Aim:
Write out the data below exactly as given, without any of its pictures.

Available data:
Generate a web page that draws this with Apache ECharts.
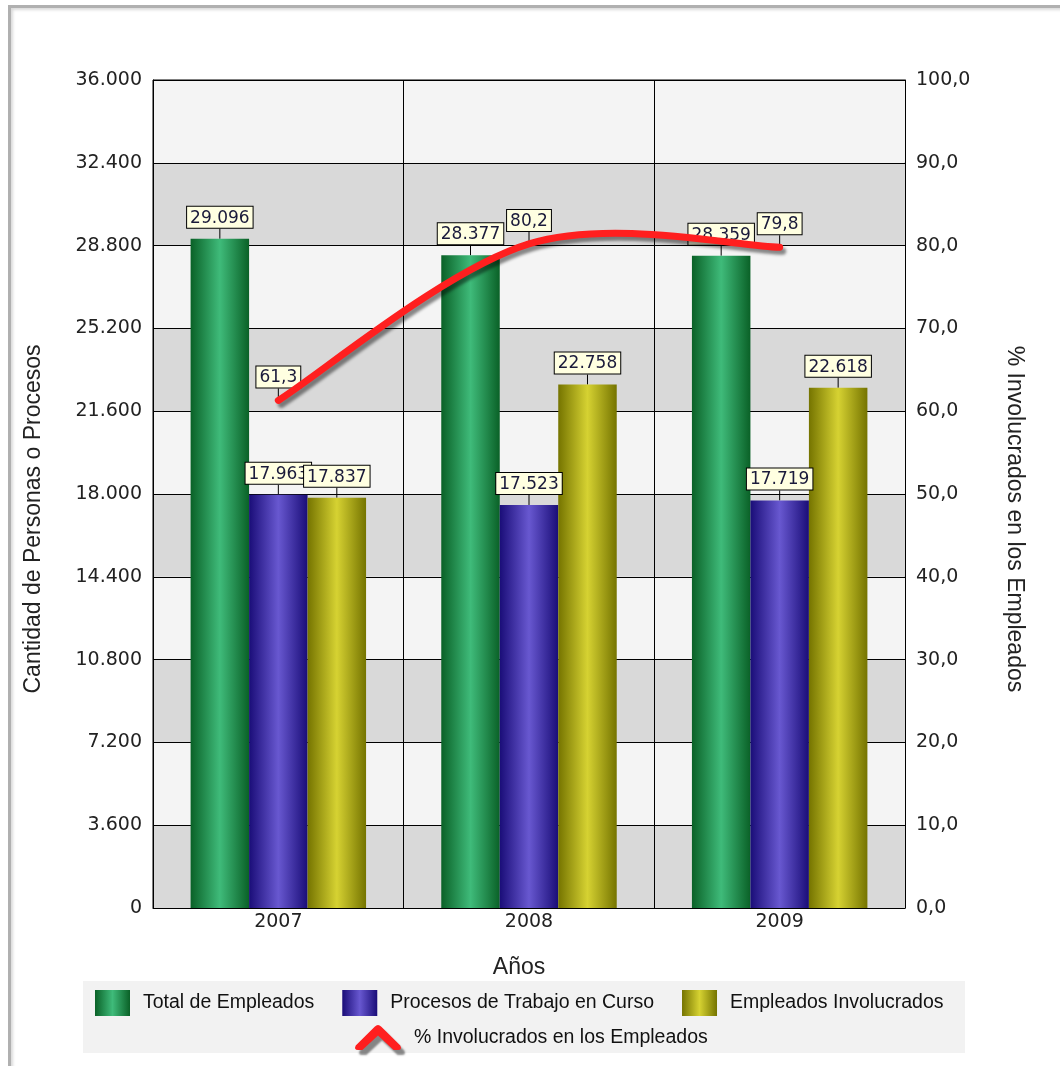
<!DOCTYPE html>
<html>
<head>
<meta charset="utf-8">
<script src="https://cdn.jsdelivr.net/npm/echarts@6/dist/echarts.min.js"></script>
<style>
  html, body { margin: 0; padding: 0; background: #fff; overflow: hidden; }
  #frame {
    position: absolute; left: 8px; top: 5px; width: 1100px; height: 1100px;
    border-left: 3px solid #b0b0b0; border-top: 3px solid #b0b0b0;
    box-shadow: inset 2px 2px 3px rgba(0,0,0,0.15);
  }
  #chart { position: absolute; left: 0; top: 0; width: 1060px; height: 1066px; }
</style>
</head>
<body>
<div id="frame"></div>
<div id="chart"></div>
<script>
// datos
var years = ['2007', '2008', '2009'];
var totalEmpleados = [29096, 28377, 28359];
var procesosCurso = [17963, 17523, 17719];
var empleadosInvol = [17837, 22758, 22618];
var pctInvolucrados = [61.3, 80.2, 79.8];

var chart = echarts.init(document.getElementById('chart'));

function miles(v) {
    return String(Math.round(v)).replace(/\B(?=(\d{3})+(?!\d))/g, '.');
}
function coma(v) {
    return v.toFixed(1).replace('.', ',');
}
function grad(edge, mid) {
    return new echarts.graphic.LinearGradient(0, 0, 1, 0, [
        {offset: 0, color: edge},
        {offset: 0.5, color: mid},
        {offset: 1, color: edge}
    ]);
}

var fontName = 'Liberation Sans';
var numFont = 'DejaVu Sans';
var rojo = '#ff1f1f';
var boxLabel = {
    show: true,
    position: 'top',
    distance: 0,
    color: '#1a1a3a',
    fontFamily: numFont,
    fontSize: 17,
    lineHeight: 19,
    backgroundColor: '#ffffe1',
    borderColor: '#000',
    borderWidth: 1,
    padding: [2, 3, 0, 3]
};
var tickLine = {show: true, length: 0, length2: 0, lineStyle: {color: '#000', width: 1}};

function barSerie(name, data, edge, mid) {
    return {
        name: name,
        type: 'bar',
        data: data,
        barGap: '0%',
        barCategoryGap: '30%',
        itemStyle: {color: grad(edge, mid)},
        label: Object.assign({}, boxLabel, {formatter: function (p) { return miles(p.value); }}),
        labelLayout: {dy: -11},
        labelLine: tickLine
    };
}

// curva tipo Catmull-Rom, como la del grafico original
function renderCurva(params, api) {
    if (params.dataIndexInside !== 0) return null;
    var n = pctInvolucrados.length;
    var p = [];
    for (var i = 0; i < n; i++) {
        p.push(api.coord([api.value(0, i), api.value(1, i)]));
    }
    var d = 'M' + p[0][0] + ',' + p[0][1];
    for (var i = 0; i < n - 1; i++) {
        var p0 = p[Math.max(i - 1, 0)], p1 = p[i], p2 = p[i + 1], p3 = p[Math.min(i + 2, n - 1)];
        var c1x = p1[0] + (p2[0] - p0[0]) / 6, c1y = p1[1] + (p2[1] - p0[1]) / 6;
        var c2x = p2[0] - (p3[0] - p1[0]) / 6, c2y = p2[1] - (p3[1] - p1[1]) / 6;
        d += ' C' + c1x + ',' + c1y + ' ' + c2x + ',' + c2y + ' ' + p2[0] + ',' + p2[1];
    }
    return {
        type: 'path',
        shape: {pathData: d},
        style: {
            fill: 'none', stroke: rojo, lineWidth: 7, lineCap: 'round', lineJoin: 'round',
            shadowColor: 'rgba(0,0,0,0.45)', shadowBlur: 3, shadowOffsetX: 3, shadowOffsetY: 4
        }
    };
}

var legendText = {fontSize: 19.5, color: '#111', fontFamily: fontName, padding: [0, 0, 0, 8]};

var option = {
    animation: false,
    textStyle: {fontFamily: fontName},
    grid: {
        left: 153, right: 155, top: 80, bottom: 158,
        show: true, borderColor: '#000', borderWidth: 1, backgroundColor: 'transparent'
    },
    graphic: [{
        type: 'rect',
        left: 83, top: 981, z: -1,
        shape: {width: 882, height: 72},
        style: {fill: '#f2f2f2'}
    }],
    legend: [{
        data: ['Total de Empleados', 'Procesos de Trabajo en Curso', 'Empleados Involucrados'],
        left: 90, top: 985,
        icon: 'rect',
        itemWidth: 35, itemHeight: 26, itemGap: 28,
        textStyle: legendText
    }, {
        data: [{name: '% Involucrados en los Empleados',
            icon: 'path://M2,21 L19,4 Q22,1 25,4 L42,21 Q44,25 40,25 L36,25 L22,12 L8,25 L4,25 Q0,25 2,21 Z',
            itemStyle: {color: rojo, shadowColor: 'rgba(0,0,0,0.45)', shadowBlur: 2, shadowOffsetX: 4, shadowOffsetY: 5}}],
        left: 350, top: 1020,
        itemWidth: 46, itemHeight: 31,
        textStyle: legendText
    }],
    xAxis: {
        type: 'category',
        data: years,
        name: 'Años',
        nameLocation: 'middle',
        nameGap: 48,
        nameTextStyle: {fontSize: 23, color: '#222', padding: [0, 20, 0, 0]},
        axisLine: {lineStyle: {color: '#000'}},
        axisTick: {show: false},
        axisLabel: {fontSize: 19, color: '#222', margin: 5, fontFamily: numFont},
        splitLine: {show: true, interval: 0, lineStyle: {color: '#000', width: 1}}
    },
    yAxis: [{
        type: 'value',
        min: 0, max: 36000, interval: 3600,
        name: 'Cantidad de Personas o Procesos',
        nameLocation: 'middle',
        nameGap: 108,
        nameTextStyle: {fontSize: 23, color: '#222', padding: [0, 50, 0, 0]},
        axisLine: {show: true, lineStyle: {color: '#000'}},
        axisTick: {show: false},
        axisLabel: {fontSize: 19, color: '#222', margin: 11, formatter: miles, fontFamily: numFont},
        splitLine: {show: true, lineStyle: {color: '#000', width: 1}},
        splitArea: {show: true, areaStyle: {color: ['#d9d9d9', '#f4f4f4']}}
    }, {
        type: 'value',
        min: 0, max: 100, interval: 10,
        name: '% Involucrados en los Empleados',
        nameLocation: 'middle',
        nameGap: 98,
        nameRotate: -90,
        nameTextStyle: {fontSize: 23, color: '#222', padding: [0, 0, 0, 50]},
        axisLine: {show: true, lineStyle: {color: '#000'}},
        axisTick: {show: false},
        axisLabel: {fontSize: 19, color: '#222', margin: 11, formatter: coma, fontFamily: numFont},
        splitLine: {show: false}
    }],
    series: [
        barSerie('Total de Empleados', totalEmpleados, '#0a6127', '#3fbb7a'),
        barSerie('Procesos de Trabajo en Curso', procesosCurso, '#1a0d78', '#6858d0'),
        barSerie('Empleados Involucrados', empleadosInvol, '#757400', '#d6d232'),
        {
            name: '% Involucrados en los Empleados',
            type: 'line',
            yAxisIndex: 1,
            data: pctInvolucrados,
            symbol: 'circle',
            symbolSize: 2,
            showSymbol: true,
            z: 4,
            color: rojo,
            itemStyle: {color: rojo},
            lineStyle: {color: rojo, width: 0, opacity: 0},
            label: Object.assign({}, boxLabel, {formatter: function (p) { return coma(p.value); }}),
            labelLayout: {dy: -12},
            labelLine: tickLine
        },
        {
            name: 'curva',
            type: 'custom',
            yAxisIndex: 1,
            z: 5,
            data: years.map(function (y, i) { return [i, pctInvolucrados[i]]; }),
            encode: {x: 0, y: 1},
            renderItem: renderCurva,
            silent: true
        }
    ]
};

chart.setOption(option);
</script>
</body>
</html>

Response to this exercise:
Generate a web page that draws this with Apache ECharts.
<!DOCTYPE html>
<html>
<head>
<meta charset="utf-8">
<script src="https://cdn.jsdelivr.net/npm/echarts@6/dist/echarts.min.js"></script>
<style>
  html, body { margin: 0; padding: 0; background: #fff; overflow: hidden; }
  #frame {
    position: absolute; left: 8px; top: 5px; width: 1100px; height: 1100px;
    border-left: 3px solid #b0b0b0; border-top: 3px solid #b0b0b0;
    box-shadow: inset 2px 2px 3px rgba(0,0,0,0.15);
  }
  #chart { position: absolute; left: 0; top: 0; width: 1060px; height: 1066px; }
</style>
</head>
<body>
<div id="frame"></div>
<div id="chart"></div>
<script>
// datos
var years = ['2007', '2008', '2009'];
var totalEmpleados = [29096, 28377, 28359];
var procesosCurso = [17963, 17523, 17719];
var empleadosInvol = [17837, 22758, 22618];
var pctInvolucrados = [61.3, 80.2, 79.8];

var chart = echarts.init(document.getElementById('chart'));

function miles(v) {
    return String(Math.round(v)).replace(/\B(?=(\d{3})+(?!\d))/g, '.');
}
function coma(v) {
    return v.toFixed(1).replace('.', ',');
}
function grad(edge, mid) {
    return new echarts.graphic.LinearGradient(0, 0, 1, 0, [
        {offset: 0, color: edge},
        {offset: 0.5, color: mid},
        {offset: 1, color: edge}
    ]);
}

var fontName = 'Liberation Sans';
var numFont = 'DejaVu Sans';
var rojo = '#ff1f1f';
var boxLabel = {
    show: true,
    position: 'top',
    distance: 0,
    color: '#1a1a3a',
    fontFamily: numFont,
    fontSize: 17,
    lineHeight: 19,
    backgroundColor: '#ffffe1',
    borderColor: '#000',
    borderWidth: 1,
    padding: [2, 3, 0, 3]
};
var tickLine = {show: true, length: 0, length2: 0, lineStyle: {color: '#000', width: 1}};

function barSerie(name, data, edge, mid) {
    return {
        name: name,
        type: 'bar',
        data: data,
        barGap: '0%',
        barCategoryGap: '30%',
        itemStyle: {color: grad(edge, mid)},
        label: Object.assign({}, boxLabel, {formatter: function (p) { return miles(p.value); }}),
        labelLayout: {dy: -11},
        labelLine: tickLine
    };
}

// curva tipo Catmull-Rom, como la del grafico original
function renderCurva(params, api) {
    if (params.dataIndexInside !== 0) return null;
    var n = pctInvolucrados.length;
    var p = [];
    for (var i = 0; i < n; i++) {
        p.push(api.coord([api.value(0, i), api.value(1, i)]));
    }
    var d = 'M' + p[0][0] + ',' + p[0][1];
    for (var i = 0; i < n - 1; i++) {
        var p0 = p[Math.max(i - 1, 0)], p1 = p[i], p2 = p[i + 1], p3 = p[Math.min(i + 2, n - 1)];
        var c1x = p1[0] + (p2[0] - p0[0]) / 6, c1y = p1[1] + (p2[1] - p0[1]) / 6;
        var c2x = p2[0] - (p3[0] - p1[0]) / 6, c2y = p2[1] - (p3[1] - p1[1]) / 6;
        d += ' C' + c1x + ',' + c1y + ' ' + c2x + ',' + c2y + ' ' + p2[0] + ',' + p2[1];
    }
    return {
        type: 'path',
        shape: {pathData: d},
        style: {
            fill: 'none', stroke: rojo, lineWidth: 7, lineCap: 'round', lineJoin: 'round',
            shadowColor: 'rgba(0,0,0,0.45)', shadowBlur: 3, shadowOffsetX: 3, shadowOffsetY: 4
        }
    };
}

var legendText = {fontSize: 19.5, color: '#111', fontFamily: fontName, padding: [0, 0, 0, 8]};

var option = {
    animation: false,
    textStyle: {fontFamily: fontName},
    grid: {
        left: 153, right: 155, top: 80, bottom: 158,
        show: true, borderColor: '#000', borderWidth: 1, backgroundColor: 'transparent'
    },
    graphic: [{
        type: 'rect',
        left: 83, top: 981, z: -1,
        shape: {width: 882, height: 72},
        style: {fill: '#f2f2f2'}
    }],
    legend: [{
        data: ['Total de Empleados', 'Procesos de Trabajo en Curso', 'Empleados Involucrados'],
        left: 90, top: 985,
        icon: 'rect',
        itemWidth: 35, itemHeight: 26, itemGap: 28,
        textStyle: legendText
    }, {
        data: [{name: '% Involucrados en los Empleados',
            icon: 'path://M2,21 L19,4 Q22,1 25,4 L42,21 Q44,25 40,25 L36,25 L22,12 L8,25 L4,25 Q0,25 2,21 Z',
            itemStyle: {color: rojo, shadowColor: 'rgba(0,0,0,0.45)', shadowBlur: 2, shadowOffsetX: 4, shadowOffsetY: 5}}],
        left: 350, top: 1020,
        itemWidth: 46, itemHeight: 31,
        textStyle: legendText
    }],
    xAxis: {
        type: 'category',
        data: years,
        name: 'Años',
        nameLocation: 'middle',
        nameGap: 48,
        nameTextStyle: {fontSize: 23, color: '#222', padding: [0, 20, 0, 0]},
        axisLine: {lineStyle: {color: '#000'}},
        axisTick: {show: false},
        axisLabel: {fontSize: 19, color: '#222', margin: 5, fontFamily: numFont},
        splitLine: {show: true, interval: 0, lineStyle: {color: '#000', width: 1}}
    },
    yAxis: [{
        type: 'value',
        min: 0, max: 36000, interval: 3600,
        name: 'Cantidad de Personas o Procesos',
        nameLocation: 'middle',
        nameGap: 108,
        nameTextStyle: {fontSize: 23, color: '#222', padding: [0, 50, 0, 0]},
        axisLine: {show: true, lineStyle: {color: '#000'}},
        axisTick: {show: false},
        axisLabel: {fontSize: 19, color: '#222', margin: 11, formatter: miles, fontFamily: numFont},
        splitLine: {show: true, lineStyle: {color: '#000', width: 1}},
        splitArea: {show: true, areaStyle: {color: ['#d9d9d9', '#f4f4f4']}}
    }, {
        type: 'value',
        min: 0, max: 100, interval: 10,
        name: '% Involucrados en los Empleados',
        nameLocation: 'middle',
        nameGap: 98,
        nameRotate: -90,
        nameTextStyle: {fontSize: 23, color: '#222', padding: [0, 0, 0, 50]},
        axisLine: {show: true, lineStyle: {color: '#000'}},
        axisTick: {show: false},
        axisLabel: {fontSize: 19, color: '#222', margin: 11, formatter: coma, fontFamily: numFont},
        splitLine: {show: false}
    }],
    series: [
        barSerie('Total de Empleados', totalEmpleados, '#0a6127', '#3fbb7a'),
        barSerie('Procesos de Trabajo en Curso', procesosCurso, '#1a0d78', '#6858d0'),
        barSerie('Empleados Involucrados', empleadosInvol, '#757400', '#d6d232'),
        {
            name: '% Involucrados en los Empleados',
            type: 'line',
            yAxisIndex: 1,
            data: pctInvolucrados,
            symbol: 'circle',
            symbolSize: 2,
            showSymbol: true,
            z: 4,
            color: rojo,
            itemStyle: {color: rojo},
            lineStyle: {color: rojo, width: 0, opacity: 0},
            label: Object.assign({}, boxLabel, {formatter: function (p) { return coma(p.value); }}),
            labelLayout: {dy: -12},
            labelLine: tickLine
        },
        {
            name: 'curva',
            type: 'custom',
            yAxisIndex: 1,
            z: 5,
            data: years.map(function (y, i) { return [i, pctInvolucrados[i]]; }),
            encode: {x: 0, y: 1},
            renderItem: renderCurva,
            silent: true
        }
    ]
};

chart.setOption(option);
</script>
</body>
</html>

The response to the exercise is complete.